David Foster Wallace se convirtió, con su suicidio, en mártir e icono de la narrativa contemporánea. Esto es un hecho contra el que no se puede luchar, aunque sus lectores tratemos de poner el foco en sus libros y sus ideas sobre literatura que espiga en sus ensayos (y que son ignoradas por sus supuestos seguidores). Para adentrarse en sus libros, les aconsejo que empiecen con “Animalitos inexpresivos”, el primer relato de La niña del pelo raro. Si lo leen y no piensan que es uno de los mejores cuentos que han leído jamás, pasen de largo, otros escritores les esperan. En caso afirmativo, continúen adelante con sus siguientes libros. Tras unos cuantos miles de páginas, se encontrará ante El rey pálido: una bellísima ruina.

Y más allá, no hay nada.

admin

7 comentarios

  1. Espléndida reseña! me quedo con dos frases:

    «mostrarnos a gente que pasa hora tras hora repasando impresos de hacienda sin mitigar su absoluta y devastadora aridez, y volverlo literariamente interesante.»

    y

    «otros escritores les esperan.»

    Amén.

  2. Prefiero a Axl Rose. Aunque algunas veces se pusiera un poco mariquita, pero por lo menos se le entiende.

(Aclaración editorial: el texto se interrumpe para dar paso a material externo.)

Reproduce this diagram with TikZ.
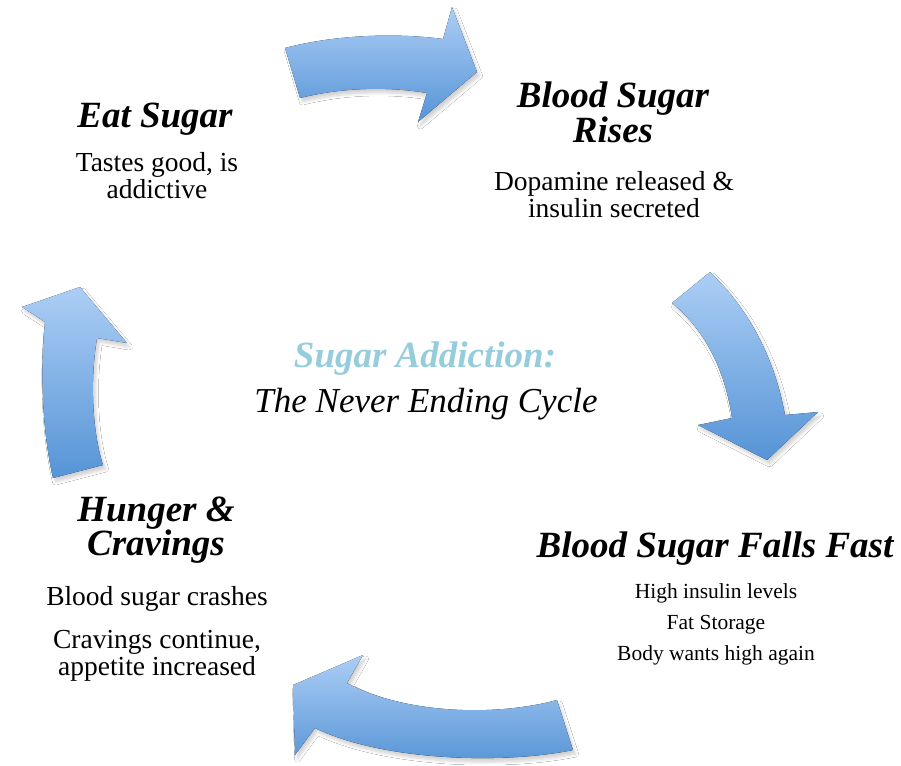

  3. “-¿Hay algo que te guste de la música de los Guns N’ Roses?

    Kurt Cobain:No puedo pensar en una maldita cosa. No puedo ni perder el tiempo en esa banda, porque son obviamente tan patéticos y sin talento. Antes solía pensar todo lo del pop comercial era una ******, pero ahora que algunos grupos del underground han firmado con las multinacionales, lo tomo como más ofensivo. Tengo que pensar un poco más: son gente sin talento, y escriben música de ******, y son el grupo de rock más popular del planeta. No me lo puedo creer.”

  4. Paso porque se defienda lo indefendible: las patrañas de D. Foster Wallace, fabulosas paridas por novelas, etc… pero que se injurie a Guns N’ Roses… 🙁 Hasta hoy te admiraba.